Kommentar WLAN-Störerhaftung: Widerspruch ist Alltag
Offenes WLAN? In Fragen der Digitalisierung klaffen Willensbekundungen und Handeln der Bundesregierung weit auseinander.
M ehr Tempo bei der Digitalisierung fordert Angela Merkel auf der Computermesse Cebit. Wirtschaftsminister Sigmar Gabriel hat zur Feier des Tages sogar einen Masterplan verfassen lassen, der von „intelligenter Vernetzung“ über Datensicherheit bis zur Industrie 4.0 so ziemlich alle Schlagwörter aufführt, die dazu gerade kursieren. Und dann gibt es noch diesen Gesetzentwurf, der zurzeit noch im Bundestag hängt. Der aber, wenn er so bleibt, wohl dazu führen wird, dass auch die letzten Anbieter offener WLANs hierzulande resigniert Zugangsschranken einbauen werden.
Ein Widerspruch? Ach was, Alltag bei der Bundesregierung. Denn in Fragen der Digitalisierung klaffen Willensbekundungen und Handeln dort standardmäßig weit auseinander. So weit, dass die Regierung jetzt sogar einen Dämpfer aus Luxemburg bekommt: Der Generalanwalt des Europäischen Gerichtshofs spricht sich nicht nur gegen die umstrittene Störerhaftung für WLAN-Betreiber aus, sondern auch gegen eine Pflicht zur Abschottung von drahtlosen Netzwerken. Diese Abschottung sähe die Bundesregierung aber gern.

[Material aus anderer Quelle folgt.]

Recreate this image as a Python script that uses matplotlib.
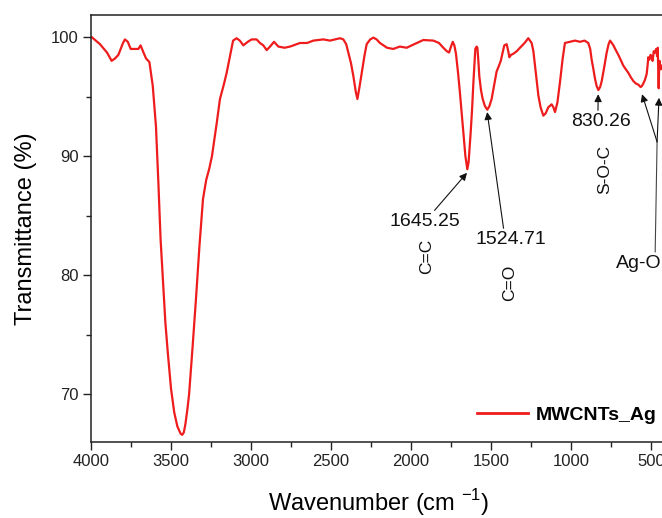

Ja, auch im Internet sind die Menschen nicht ehrlicher und anständiger unterwegs als, sagen wir, im Straßenverkehr. Aber wer das Netz auf Gefahren reduziert, verliert wichtige Aspekte aus dem Blick. Zum Beispiel den Beitrag, den offene Netze für die Gesellschaft leisten können, etwa in Flüchtlingsunterkünften. Hier geht es außer um Wasch- und Kochmöglichkeiten auch darum: Wie kommen die Bewohner ins Netz, haben damit Zugang zu Informationen in ihrer Sprache, können Kontakt zu Angehörigen halten, Vokabeln nachschlagen?
Teilhabe, die mit wenigen Handgriffen und Geräten einfach bereitzustellen ist. Für die es keine großen Gründungsförderungen oder millionenschwere Investitionsfonds geben muss. Zumindest aber kein Dagegenarbeiten aus der Politik. Das wäre schon hilfreich.